Newschannel 7 spoke with the task force as the case of Gabriel Petito grabbed headlines across the country. Some now claim the level of coverage is too much, even suggesting race may be a part of it.

“We do have to realize that tribes don’t get the media attention for those that have gone missing,” says Justine Rufus, co-chair of MMIW.

Rufus says they are working to find missing women you may never heard of.

The task force was put together last year. It began with families seeking justice for their loved ones. The group says there are plenty of issues unique to missing indigenous people.

“We do run into those jurisdiction issues if someone goes missing. It’s who take the case, right. Who’s in charge of the case. And sometimes they’ll allow the tribes to take the lead. And other times, it might be the county that would take the lead on that,” said Rufus.

She says many issues like jurisdiction and differences in laws play a part in the hindered search for missing indigenous women. She also says Native Americans were late to systems that we are accustomed to using.

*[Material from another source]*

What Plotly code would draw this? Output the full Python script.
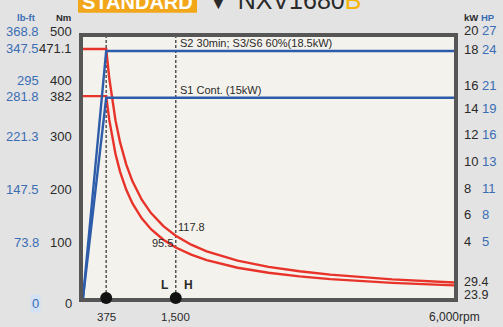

“We’re now finding out that tribes can access the Amber Alert and that was not always the case for tribes. So we’re kind of behind the times for being able to access tools that folks were able to access for a very long time,” said Rufus.

The 40 member task force consists of 12 members from each tribe.

They’re only on their fourth meeting but hope to implement a procedure that will help the state quickly locate missing indigenous women.